=== Instruction ===
The entries below contain a line with "Emit a web page" and a line with "var allEta = [timeEta, enzymeEta, temperatureEta, phEta];". Retype exactly everything from the first down to the second, both included, and nothing else.

=== Working data ===
--- start ---

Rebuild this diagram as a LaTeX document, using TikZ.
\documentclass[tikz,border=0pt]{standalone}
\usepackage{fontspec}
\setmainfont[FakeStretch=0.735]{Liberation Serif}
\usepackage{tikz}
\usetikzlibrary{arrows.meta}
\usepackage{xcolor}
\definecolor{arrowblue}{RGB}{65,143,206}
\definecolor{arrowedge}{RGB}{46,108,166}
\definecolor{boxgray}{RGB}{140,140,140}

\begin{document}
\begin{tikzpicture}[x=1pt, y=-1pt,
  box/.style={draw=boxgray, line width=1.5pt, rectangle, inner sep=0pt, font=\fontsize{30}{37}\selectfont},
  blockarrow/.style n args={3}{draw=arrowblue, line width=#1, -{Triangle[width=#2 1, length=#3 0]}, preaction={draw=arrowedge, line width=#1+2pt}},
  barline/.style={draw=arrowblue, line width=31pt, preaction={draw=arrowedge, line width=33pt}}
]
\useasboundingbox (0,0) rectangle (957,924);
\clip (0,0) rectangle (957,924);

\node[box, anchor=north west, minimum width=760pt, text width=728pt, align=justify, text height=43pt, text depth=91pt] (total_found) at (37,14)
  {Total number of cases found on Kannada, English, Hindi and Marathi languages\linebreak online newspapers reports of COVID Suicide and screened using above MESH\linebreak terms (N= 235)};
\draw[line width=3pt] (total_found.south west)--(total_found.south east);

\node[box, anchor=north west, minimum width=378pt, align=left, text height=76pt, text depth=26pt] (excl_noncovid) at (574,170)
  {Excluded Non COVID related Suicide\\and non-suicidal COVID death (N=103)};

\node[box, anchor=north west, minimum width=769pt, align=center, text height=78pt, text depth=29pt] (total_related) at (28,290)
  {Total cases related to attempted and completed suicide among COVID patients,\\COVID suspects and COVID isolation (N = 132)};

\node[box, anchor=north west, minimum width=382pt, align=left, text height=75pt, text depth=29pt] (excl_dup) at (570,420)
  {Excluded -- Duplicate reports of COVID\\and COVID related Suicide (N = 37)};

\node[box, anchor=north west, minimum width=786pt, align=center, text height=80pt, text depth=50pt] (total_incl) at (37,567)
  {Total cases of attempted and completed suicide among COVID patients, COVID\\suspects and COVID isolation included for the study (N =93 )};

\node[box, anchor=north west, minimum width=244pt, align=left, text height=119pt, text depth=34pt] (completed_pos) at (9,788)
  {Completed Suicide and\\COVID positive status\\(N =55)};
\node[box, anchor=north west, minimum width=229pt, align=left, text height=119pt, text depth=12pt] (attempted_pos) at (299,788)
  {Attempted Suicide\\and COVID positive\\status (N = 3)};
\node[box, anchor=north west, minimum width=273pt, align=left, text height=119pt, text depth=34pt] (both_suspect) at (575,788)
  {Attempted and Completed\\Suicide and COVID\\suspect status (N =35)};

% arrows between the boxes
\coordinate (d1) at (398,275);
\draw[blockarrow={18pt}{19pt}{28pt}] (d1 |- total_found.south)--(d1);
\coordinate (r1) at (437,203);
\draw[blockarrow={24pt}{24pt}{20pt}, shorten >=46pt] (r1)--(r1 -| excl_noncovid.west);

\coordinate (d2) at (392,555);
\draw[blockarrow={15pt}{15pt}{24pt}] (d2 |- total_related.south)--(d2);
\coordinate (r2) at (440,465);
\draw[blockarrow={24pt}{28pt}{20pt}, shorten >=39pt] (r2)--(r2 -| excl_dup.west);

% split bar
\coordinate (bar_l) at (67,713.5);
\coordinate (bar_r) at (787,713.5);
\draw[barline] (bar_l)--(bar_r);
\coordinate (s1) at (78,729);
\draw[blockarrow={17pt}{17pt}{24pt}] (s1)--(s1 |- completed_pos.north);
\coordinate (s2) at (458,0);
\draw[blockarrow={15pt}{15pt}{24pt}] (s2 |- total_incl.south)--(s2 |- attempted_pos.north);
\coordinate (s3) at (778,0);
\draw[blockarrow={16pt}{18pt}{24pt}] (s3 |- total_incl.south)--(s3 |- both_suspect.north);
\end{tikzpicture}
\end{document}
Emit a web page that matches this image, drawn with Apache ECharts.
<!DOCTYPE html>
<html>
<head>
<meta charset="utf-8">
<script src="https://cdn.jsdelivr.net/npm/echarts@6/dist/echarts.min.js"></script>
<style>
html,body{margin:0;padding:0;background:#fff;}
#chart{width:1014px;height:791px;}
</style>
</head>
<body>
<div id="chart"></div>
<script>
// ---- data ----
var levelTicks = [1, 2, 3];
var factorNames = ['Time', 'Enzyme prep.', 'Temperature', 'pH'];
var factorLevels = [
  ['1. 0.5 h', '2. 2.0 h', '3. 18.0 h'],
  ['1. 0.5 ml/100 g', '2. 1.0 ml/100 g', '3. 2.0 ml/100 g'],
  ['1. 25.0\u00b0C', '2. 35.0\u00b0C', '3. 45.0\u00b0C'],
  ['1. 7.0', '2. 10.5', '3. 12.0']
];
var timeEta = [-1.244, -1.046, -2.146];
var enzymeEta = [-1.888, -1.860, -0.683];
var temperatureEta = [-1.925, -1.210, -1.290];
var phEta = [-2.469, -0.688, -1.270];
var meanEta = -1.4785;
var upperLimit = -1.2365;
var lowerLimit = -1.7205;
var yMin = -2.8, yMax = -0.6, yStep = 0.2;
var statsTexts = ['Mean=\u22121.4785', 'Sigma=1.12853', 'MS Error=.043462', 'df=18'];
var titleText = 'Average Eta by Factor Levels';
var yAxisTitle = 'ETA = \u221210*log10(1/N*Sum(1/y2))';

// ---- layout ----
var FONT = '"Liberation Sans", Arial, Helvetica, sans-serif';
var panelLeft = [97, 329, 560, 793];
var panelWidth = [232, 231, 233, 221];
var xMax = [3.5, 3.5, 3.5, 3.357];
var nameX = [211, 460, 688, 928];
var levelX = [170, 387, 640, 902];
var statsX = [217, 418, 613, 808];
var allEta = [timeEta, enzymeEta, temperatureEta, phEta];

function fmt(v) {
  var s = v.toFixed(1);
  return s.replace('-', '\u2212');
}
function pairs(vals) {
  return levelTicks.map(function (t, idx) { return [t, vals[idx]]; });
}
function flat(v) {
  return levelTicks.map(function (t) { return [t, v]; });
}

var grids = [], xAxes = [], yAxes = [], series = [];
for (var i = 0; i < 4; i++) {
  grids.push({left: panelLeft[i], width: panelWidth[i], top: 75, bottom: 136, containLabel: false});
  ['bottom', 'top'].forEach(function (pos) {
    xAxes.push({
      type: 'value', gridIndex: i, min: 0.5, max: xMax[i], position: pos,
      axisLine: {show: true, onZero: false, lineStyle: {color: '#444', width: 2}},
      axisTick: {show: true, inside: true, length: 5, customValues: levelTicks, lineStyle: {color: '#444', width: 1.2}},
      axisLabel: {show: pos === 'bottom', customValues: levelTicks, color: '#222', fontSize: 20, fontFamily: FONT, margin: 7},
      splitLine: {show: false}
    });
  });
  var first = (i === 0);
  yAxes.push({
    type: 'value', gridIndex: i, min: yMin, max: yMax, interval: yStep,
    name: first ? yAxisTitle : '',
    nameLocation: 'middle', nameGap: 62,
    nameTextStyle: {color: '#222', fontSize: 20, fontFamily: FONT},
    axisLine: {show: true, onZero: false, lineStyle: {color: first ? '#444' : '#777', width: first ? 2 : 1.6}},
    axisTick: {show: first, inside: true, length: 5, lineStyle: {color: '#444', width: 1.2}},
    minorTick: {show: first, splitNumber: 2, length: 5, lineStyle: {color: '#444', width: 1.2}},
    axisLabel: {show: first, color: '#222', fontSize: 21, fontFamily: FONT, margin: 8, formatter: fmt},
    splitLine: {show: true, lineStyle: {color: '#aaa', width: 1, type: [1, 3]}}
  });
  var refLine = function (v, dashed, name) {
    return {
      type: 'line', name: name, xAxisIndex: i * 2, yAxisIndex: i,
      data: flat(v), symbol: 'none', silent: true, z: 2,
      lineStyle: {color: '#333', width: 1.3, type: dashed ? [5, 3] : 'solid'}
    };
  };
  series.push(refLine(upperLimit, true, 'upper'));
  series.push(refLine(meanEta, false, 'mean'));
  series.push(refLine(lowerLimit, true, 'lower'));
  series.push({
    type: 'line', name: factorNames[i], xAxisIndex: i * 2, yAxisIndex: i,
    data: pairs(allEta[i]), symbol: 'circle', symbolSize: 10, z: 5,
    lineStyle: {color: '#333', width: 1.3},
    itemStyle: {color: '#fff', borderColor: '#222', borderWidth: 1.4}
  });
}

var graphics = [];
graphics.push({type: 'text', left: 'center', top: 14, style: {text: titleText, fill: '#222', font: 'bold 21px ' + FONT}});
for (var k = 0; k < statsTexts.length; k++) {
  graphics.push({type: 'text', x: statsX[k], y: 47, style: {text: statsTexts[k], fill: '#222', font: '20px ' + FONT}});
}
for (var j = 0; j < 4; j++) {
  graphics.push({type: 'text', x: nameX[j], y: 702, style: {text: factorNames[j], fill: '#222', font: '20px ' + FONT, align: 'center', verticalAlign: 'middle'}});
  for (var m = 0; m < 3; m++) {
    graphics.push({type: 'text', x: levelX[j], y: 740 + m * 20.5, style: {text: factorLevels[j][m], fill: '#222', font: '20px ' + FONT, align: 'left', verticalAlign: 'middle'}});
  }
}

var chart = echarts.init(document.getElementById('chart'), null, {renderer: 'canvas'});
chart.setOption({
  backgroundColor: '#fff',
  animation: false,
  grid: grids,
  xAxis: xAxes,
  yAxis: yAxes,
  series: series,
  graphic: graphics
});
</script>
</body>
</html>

--- end ---

=== Exercise answer ===
Emit a web page that matches this image, drawn with Apache ECharts.
<!DOCTYPE html>
<html>
<head>
<meta charset="utf-8">
<script src="https://cdn.jsdelivr.net/npm/echarts@6/dist/echarts.min.js"></script>
<style>
html,body{margin:0;padding:0;background:#fff;}
#chart{width:1014px;height:791px;}
</style>
</head>
<body>
<div id="chart"></div>
<script>
// ---- data ----
var levelTicks = [1, 2, 3];
var factorNames = ['Time', 'Enzyme prep.', 'Temperature', 'pH'];
var factorLevels = [
  ['1. 0.5 h', '2. 2.0 h', '3. 18.0 h'],
  ['1. 0.5 ml/100 g', '2. 1.0 ml/100 g', '3. 2.0 ml/100 g'],
  ['1. 25.0\u00b0C', '2. 35.0\u00b0C', '3. 45.0\u00b0C'],
  ['1. 7.0', '2. 10.5', '3. 12.0']
];
var timeEta = [-1.244, -1.046, -2.146];
var enzymeEta = [-1.888, -1.860, -0.683];
var temperatureEta = [-1.925, -1.210, -1.290];
var phEta = [-2.469, -0.688, -1.270];
var meanEta = -1.4785;
var upperLimit = -1.2365;
var lowerLimit = -1.7205;
var yMin = -2.8, yMax = -0.6, yStep = 0.2;
var statsTexts = ['Mean=\u22121.4785', 'Sigma=1.12853', 'MS Error=.043462', 'df=18'];
var titleText = 'Average Eta by Factor Levels';
var yAxisTitle = 'ETA = \u221210*log10(1/N*Sum(1/y2))';

// ---- layout ----
var FONT = '"Liberation Sans", Arial, Helvetica, sans-serif';
var panelLeft = [97, 329, 560, 793];
var panelWidth = [232, 231, 233, 221];
var xMax = [3.5, 3.5, 3.5, 3.357];
var nameX = [211, 460, 688, 928];
var levelX = [170, 387, 640, 902];
var statsX = [217, 418, 613, 808];
var allEta = [timeEta, enzymeEta, temperatureEta, phEta];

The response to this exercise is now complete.